My husband and I recently subscribed to a CSA (community supported agriculture.) I was super excited to get new vegetables and try new recipes. When we started it a few weeks ago, though, we were on a break from cheese. We both decided we had been eating a wee bit too much, and a break from dairy was needed.

But then we got beets in our box, and my goodness, so many people recommended eating those suckers on a baguette, shmeared with goat cheese, and a bit of olive oil. Maybe some arugula. YUM.

But we were on a cheese break. So, I found a recipe for roasted beets. I roasted them. I tried them (for the first time ever) just on their own, with a little salt. I was seriously not looking forward to eating that beet. I don’t know what it is, but the crazy intense red, counter staining, finger staining, everything staining color, grosses me out. I reluctantly ate a piece…. and I kind of liked it. I mean, it was not bad. But then I didn’t know what to do with all of them. The rest of the beets sat in my fridge uneaten for awhile, until hubby concocted some recipe with them involving quinoa and avocado. I also very (very) reluctantly ate that, because it was all red and gross looking! It was ok.

Well, the beets are back. And hallelujah, we are NOT on a cheese break any longer. So I decided to roast up some beets, and go crazy with the goat cheese on some crusty baguette.

Roasting beets is super simple. Take some beets and rip off the stems & leaves. You can save the leaves if you like and cook with those. I just compost mine, because I have enough kale & lettuce in my CSA box that I don’t need any more leafy greens to worry about going bad.

You might want to rinse/scrub the beets to get rid of any dirt. Take a large piece of aluminum foil and stick the beets on there. Drizzle some olive oil over them, and fold the foil up over the beets to make a little packet. Stick them in the oven at 375F and wait 30-60 minutes, depending on the size of the beets. Shorter time for smaller beets, longer for big ones. They’re done when you can stick a fork in them and they feel soft.

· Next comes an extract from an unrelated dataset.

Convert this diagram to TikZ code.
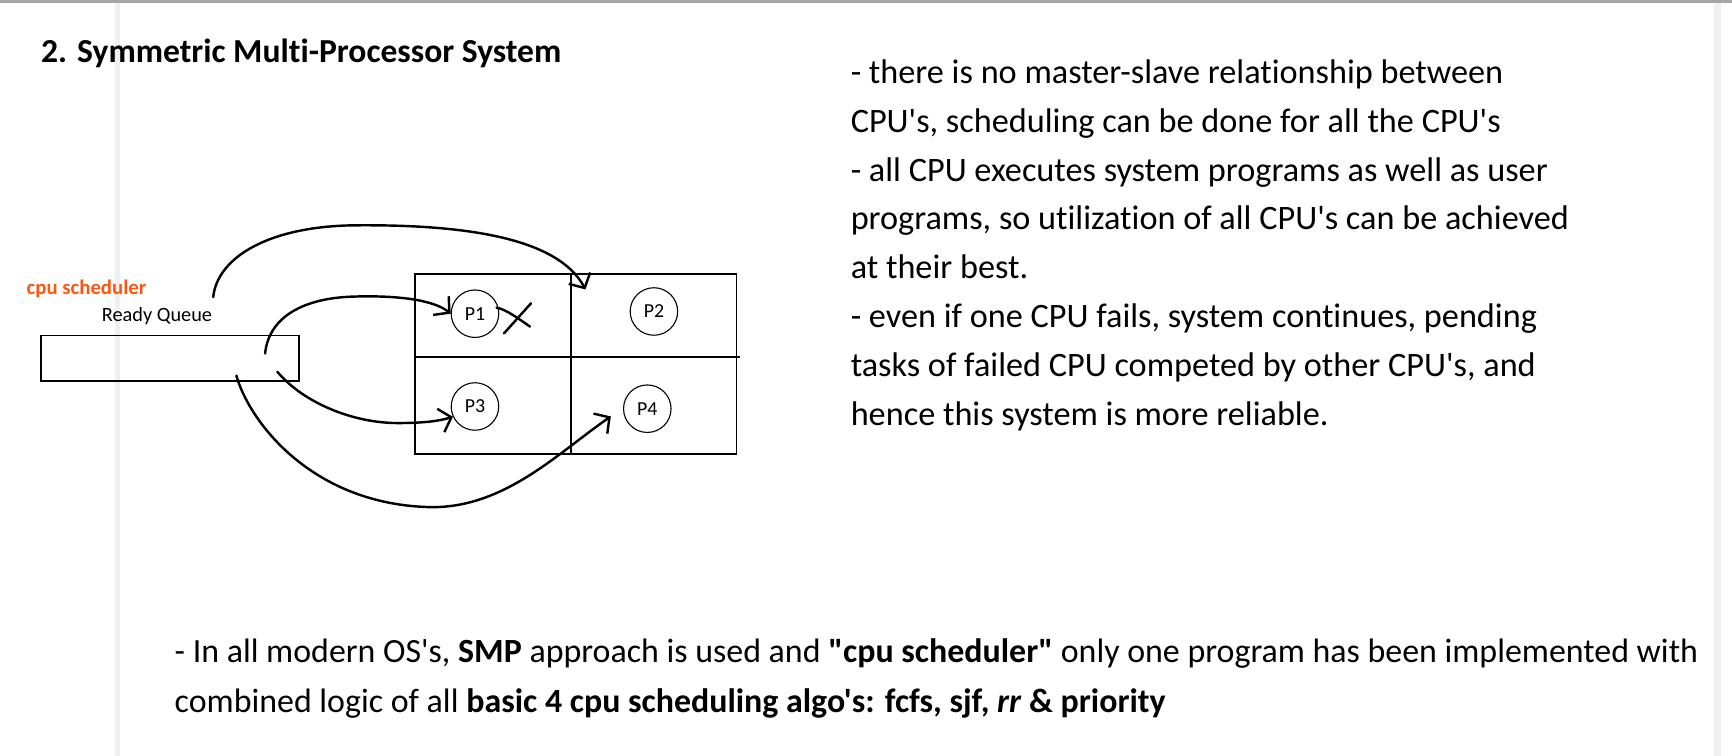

Once they’re out, wait for them to cool. I then use a paper towel to rub off the skin. You can leave the skin on, though. Either way, you’re gonna get pink fingers, and probably pink stains on your cutting board. Once the skin is off, and the ends are cut off, slice them up.

Serve on a crusty sliced bread, like a baguette. I toasted my baguette in the oven, sliced it up, spread goat cheese on each piece and drizzled with olive oil. Then I added the beets on top. OK, so I know this picture is horrid. Please, forgive me for the awful lighting. Also, I admit this doesn’t look this appetizing. The beets look like weird pepperonis. But I wanted to have at least one picture in my post. I promise for better, more aesthetically pleasing & appetizing pictures next time.

I must say, it was pretty tasty. There’s nothing better than cheese and bread. Oh, right, beets too. The beet and goat cheese flavors worked well together, but I have to admit I liked a little more goat cheese and a little less beet. If beets keep coming in our CSA boxes, I’ll keep making this recipe. Buuuut, I probably wouldn’t be too likely to go buy beets on my own. Meh. Nevertheless, if you want to have a good first experience with a beet, I’d say this is the way to go. Thank goodness for cheese.